Barbadillo was the first winery in the region to produce manzanilla en rama, highly regarded nowadays. As this wine is drawn off its solera four times a year, the behavior of the flor can be observed throughout the seasons (the spring and autumn sacks, when flor activity is more intense, are usually more saline than the summer and winter sacks).

Tapas and wine route

Good places to eat and drink are many, but we followed the advice of Manolo and Pepa, owners of Hostal Alcoba, a charming and cosy hotel in the centre of Sanlúcar. 

The area around Plaza del Cabildo, the city’s main square, has some traditional spots such as Balbino, with “10 busy waiters who frantically run around to serve everyone. Their food is top class”, or La Barbiana, “a tavern which has been around forever; its papas aliñás con melva (seasoned potatoes with tuna) are a must-try”. 

Bajo de Guía is a pleasant area with outdoor bars facing the Guadalquivir river, spectacular views of Doñana National Park and sunsets to die for. One of these bars is Casa Bigote. According to Manolo, “dishes are still first class and its counter is a temple”. Close by is Mirador de Doñana, with a varied selection of sensibly priced wines from the Sherry Triangle to pair with good fish.

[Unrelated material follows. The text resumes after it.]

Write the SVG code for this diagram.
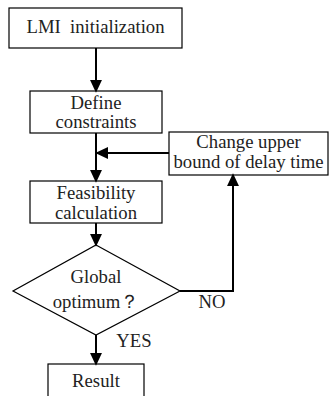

A narrow street in Sanlúcar hides one of the best wine bars in Spain. At first sight, La Taberna der Guerrita looks just like any other tapas and wine tavern, but it is in fact the ultimate destination for die-hard sherry lovers across the country. The shelves of its Sacristía (sacristy) shop are filled with wines from across the Sherry Triangle, something rather unusual in an area where it is almost impossible to find wines from Jerez in Sanlúcar or viceversa. 

At der Guerrita counter, patrons have the chance to drink fabulous wines such as the house manzanilla, which comes from owner Armando Guerra’s solera. His selections go well beyond the Triangle; every summer he holds some spectacular tastings with the Who’s Who of Spain’s avantgarde wine producers. It is worth keeping an eye on his calendar.